What is needed:
Go through the data and copy every line exactly, but not the images.

Supplied information:
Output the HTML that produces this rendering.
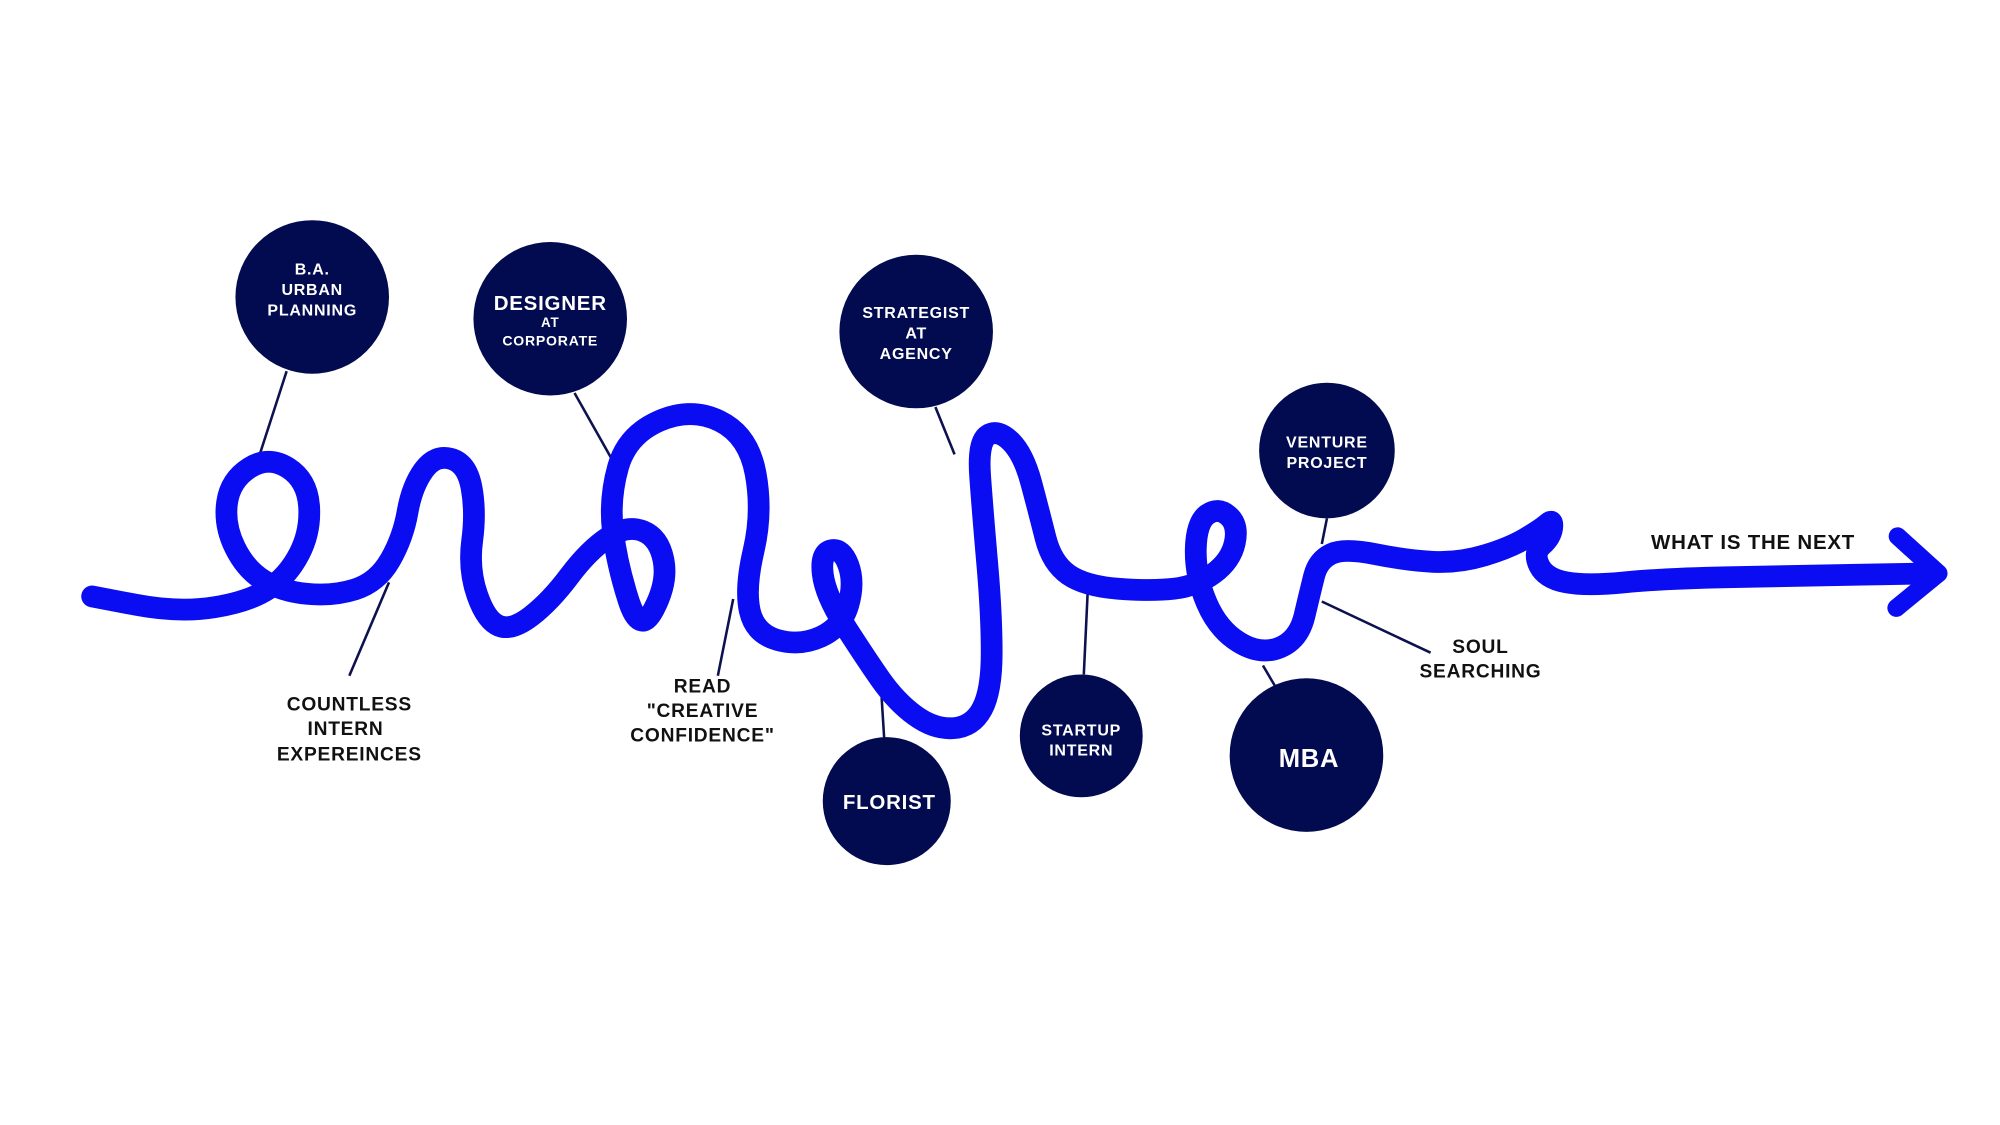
<!DOCTYPE html>
<html><head><meta charset="utf-8"><style>
html,body{margin:0;padding:0;background:#fff;}
svg{display:block;}
text{font-family:"Liberation Sans","DejaVu Sans",sans-serif;font-weight:bold;text-anchor:middle;dominant-baseline:central;letter-spacing:0.6px;}
.w{fill:#fff;}
.k{fill:#111;font-size:15px;}
</style></head><body>
<svg width="2000" height="1125" viewBox="0 0 1563 879" xmlns="http://www.w3.org/2000/svg">
<rect width="1563" height="879" fill="#fff"/>
<g stroke="#0d1150" stroke-width="2" fill="none">
<line x1="224" y1="290" x2="203" y2="355"/>
<line x1="449" y1="307" x2="480" y2="362"/>
<line x1="731" y1="318" x2="746" y2="355"/>
<line x1="1037" y1="405" x2="1033" y2="425"/>
<line x1="304" y1="455" x2="273" y2="528"/>
<line x1="573" y1="468" x2="561" y2="528"/>
<line x1="689" y1="545" x2="691" y2="577"/>
<line x1="850" y1="463" x2="847" y2="527"/>
<line x1="987" y1="520" x2="997" y2="537"/>
<line x1="1033" y1="470" x2="1118" y2="510"/>
</g>
<path d="M72,466 L106,472.5
Q140,479 167.5,474.5 Q195,470 210,460 Q225,450 234,432.5 Q243,415 241.5,395 Q240,375 225,365.5 Q210,356 195,365.5 Q180,375 177.5,392.5 Q175,410 183.5,427.5 Q192,445 206,453.5 Q220,462 240,464 Q260,466 277.5,460.5 Q295,455 305,437.5 Q315,420 318.5,400 Q322,380 331,367.5 Q340,355 352.5,358.5 Q365,362 368.5,381 Q372,400 369,422.5 Q366,445 373,465 Q380,485 390,489 Q400,493 415,481.5 Q430,470 445,450 Q460,430 475,420 Q490,410 502.5,415 Q515,420 518.5,437.5 Q522,455 511,476 Q500,497 491,468.5 Q482,440 479,415 Q476,390 483,365 Q490,340 515,329 Q540,318 562.5,329 Q585,340 590.5,370 Q596,400 589,430 Q582,460 586,477.5 Q590,495 607.5,500 Q625,505 641.5,497.5 Q658,490 663,472.5 Q668,455 663,441.5 Q658,428 649.5,430 Q641,432 643,448.5 Q645,465 660,488.5 Q675,512 687.5,530 Q700,548 715,559 Q730,570 745,569 Q760,568 767.5,554 Q775,540 775,510 Q775,480 771.5,440 Q768,400 766,372.5 Q764,345 772,340 Q780,335 790,345 Q800,355 806,377.5 Q812,400 817,420 Q822,440 835,449 Q848,458 874,460 Q900,462 917.5,460 Q935,458 948.5,448 Q962,438 965,424 Q968,410 960,403 Q952,396 943.5,402 Q935,408 934.5,429 Q934,450 943,471 Q952,492 968.5,502 Q985,512 1000,506 Q1015,500 1019.5,481 Q1024,462 1027,450 Q1030,438 1040,433 Q1050,428 1075,433 Q1100,438 1120,439 Q1140,440 1160,434 Q1180,428 1192.5,420.5 Q1205,413 1209.5,409 Q1214,405 1213,412.5 Q1212,420 1205,426 Q1198,432 1203,442 Q1208,452 1224,455 Q1240,458 1270,455 Q1300,452 1350,451 Q1400,450 1456,449 L1512,448" stroke="#0a0cf2" stroke-width="17" fill="none" stroke-linecap="round" stroke-linejoin="round"/>
<path d="M1483,419 L1515,448 L1482,475" stroke="#0a0cf2" stroke-width="14" fill="none" stroke-linecap="round" stroke-linejoin="round"/>
<g fill="#020b4f">
<circle cx="244" cy="232" r="60"/>
<circle cx="430" cy="249" r="60"/>
<circle cx="716" cy="259" r="60"/>
<circle cx="1037" cy="352" r="53"/>
<circle cx="693" cy="626" r="50"/>
<circle cx="845" cy="575" r="48"/>
<circle cx="1021" cy="590" r="60"/>
</g>
<g class="w">
<text x="244" y="211" font-size="12.5">B.A.</text>
<text x="244" y="227" font-size="12.5">URBAN</text>
<text x="244" y="243" font-size="12.5">PLANNING</text>
<text x="430" y="237" font-size="16">DESIGNER</text>
<text x="430" y="252" font-size="10.5">AT</text>
<text x="430" y="266" font-size="11">CORPORATE</text>
<text x="716" y="245" font-size="12.5">STRATEGIST</text>
<text x="716" y="261" font-size="12.5">AT</text>
<text x="716" y="277" font-size="12.5">AGENCY</text>
<text x="1037" y="346" font-size="12.5">VENTURE</text>
<text x="1037" y="362" font-size="12.5">PROJECT</text>
<text x="695" y="627" font-size="16">FLORIST</text>
<text x="845" y="571" font-size="12.5">STARTUP</text>
<text x="845" y="587" font-size="12.5">INTERN</text>
<text x="1023" y="593" font-size="20">MBA</text>
</g>
<g class="k">
<text x="273" y="551">COUNTLESS</text>
<text x="270" y="570">INTERN</text>
<text x="273" y="590">EXPEREINCES</text>
<text x="549" y="537">READ</text>
<text x="549" y="556">"CREATIVE</text>
<text x="549" y="575">CONFIDENCE"</text>
<text x="1157" y="506">SOUL</text>
<text x="1157" y="525">SEARCHING</text>
<text x="1370" y="424" font-size="16">WHAT IS THE NEXT</text>
</g>
</svg>
</body></html>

Result of the exercise:
Output the HTML that produces this rendering.
<!DOCTYPE html>
<html><head><meta charset="utf-8"><style>
html,body{margin:0;padding:0;background:#fff;}
svg{display:block;}
text{font-family:"Liberation Sans","DejaVu Sans",sans-serif;font-weight:bold;text-anchor:middle;dominant-baseline:central;letter-spacing:0.6px;}
.w{fill:#fff;}
.k{fill:#111;font-size:15px;}
</style></head><body>
<svg width="2000" height="1125" viewBox="0 0 1563 879" xmlns="http://www.w3.org/2000/svg">
<rect width="1563" height="879" fill="#fff"/>
<g stroke="#0d1150" stroke-width="2" fill="none">
<line x1="224" y1="290" x2="203" y2="355"/>
<line x1="449" y1="307" x2="480" y2="362"/>
<line x1="731" y1="318" x2="746" y2="355"/>
<line x1="1037" y1="405" x2="1033" y2="425"/>
<line x1="304" y1="455" x2="273" y2="528"/>
<line x1="573" y1="468" x2="561" y2="528"/>
<line x1="689" y1="545" x2="691" y2="577"/>
<line x1="850" y1="463" x2="847" y2="527"/>
<line x1="987" y1="520" x2="997" y2="537"/>
<line x1="1033" y1="470" x2="1118" y2="510"/>
</g>
<path d="M72,466 L106,472.5
Q140,479 167.5,474.5 Q195,470 210,460 Q225,450 234,432.5 Q243,415 241.5,395 Q240,375 225,365.5 Q210,356 195,365.5 Q180,375 177.5,392.5 Q175,410 183.5,427.5 Q192,445 206,453.5 Q220,462 240,464 Q260,466 277.5,460.5 Q295,455 305,437.5 Q315,420 318.5,400 Q322,380 331,367.5 Q340,355 352.5,358.5 Q365,362 368.5,381 Q372,400 369,422.5 Q366,445 373,465 Q380,485 390,489 Q400,493 415,481.5 Q430,470 445,450 Q460,430 475,420 Q490,410 502.5,415 Q515,420 518.5,437.5 Q522,455 511,476 Q500,497 491,468.5 Q482,440 479,415 Q476,390 483,365 Q490,340 515,329 Q540,318 562.5,329 Q585,340 590.5,370 Q596,400 589,430 Q582,460 586,477.5 Q590,495 607.5,500 Q625,505 641.5,497.5 Q658,490 663,472.5 Q668,455 663,441.5 Q658,428 649.5,430 Q641,432 643,448.5 Q645,465 660,488.5 Q675,512 687.5,530 Q700,548 715,559 Q730,570 745,569 Q760,568 767.5,554 Q775,540 775,510 Q775,480 771.5,440 Q768,400 766,372.5 Q764,345 772,340 Q780,335 790,345 Q800,355 806,377.5 Q812,400 817,420 Q822,440 835,449 Q848,458 874,460 Q900,462 917.5,460 Q935,458 948.5,448 Q962,438 965,424 Q968,410 960,403 Q952,396 943.5,402 Q935,408 934.5,429 Q934,450 943,471 Q952,492 968.5,502 Q985,512 1000,506 Q1015,500 1019.5,481 Q1024,462 1027,450 Q1030,438 1040,433 Q1050,428 1075,433 Q1100,438 1120,439 Q1140,440 1160,434 Q1180,428 1192.5,420.5 Q1205,413 1209.5,409 Q1214,405 1213,412.5 Q1212,420 1205,426 Q1198,432 1203,442 Q1208,452 1224,455 Q1240,458 1270,455 Q1300,452 1350,451 Q1400,450 1456,449 L1512,448" stroke="#0a0cf2" stroke-width="17" fill="none" stroke-linecap="round" stroke-linejoin="round"/>
<path d="M1483,419 L1515,448 L1482,475" stroke="#0a0cf2" stroke-width="14" fill="none" stroke-linecap="round" stroke-linejoin="round"/>
<g fill="#020b4f">
<circle cx="244" cy="232" r="60"/>
<circle cx="430" cy="249" r="60"/>
<circle cx="716" cy="259" r="60"/>
<circle cx="1037" cy="352" r="53"/>
<circle cx="693" cy="626" r="50"/>
<circle cx="845" cy="575" r="48"/>
<circle cx="1021" cy="590" r="60"/>
</g>
<g class="w">
<text x="244" y="211" font-size="12.5">B.A.</text>
<text x="244" y="227" font-size="12.5">URBAN</text>
<text x="244" y="243" font-size="12.5">PLANNING</text>
<text x="430" y="237" font-size="16">DESIGNER</text>
<text x="430" y="252" font-size="10.5">AT</text>
<text x="430" y="266" font-size="11">CORPORATE</text>
<text x="716" y="245" font-size="12.5">STRATEGIST</text>
<text x="716" y="261" font-size="12.5">AT</text>
<text x="716" y="277" font-size="12.5">AGENCY</text>
<text x="1037" y="346" font-size="12.5">VENTURE</text>
<text x="1037" y="362" font-size="12.5">PROJECT</text>
<text x="695" y="627" font-size="16">FLORIST</text>
<text x="845" y="571" font-size="12.5">STARTUP</text>
<text x="845" y="587" font-size="12.5">INTERN</text>
<text x="1023" y="593" font-size="20">MBA</text>
</g>
<g class="k">
<text x="273" y="551">COUNTLESS</text>
<text x="270" y="570">INTERN</text>
<text x="273" y="590">EXPEREINCES</text>
<text x="549" y="537">READ</text>
<text x="549" y="556">"CREATIVE</text>
<text x="549" y="575">CONFIDENCE"</text>
<text x="1157" y="506">SOUL</text>
<text x="1157" y="525">SEARCHING</text>
<text x="1370" y="424" font-size="16">WHAT IS THE NEXT</text>
</g>
</svg>
</body></html>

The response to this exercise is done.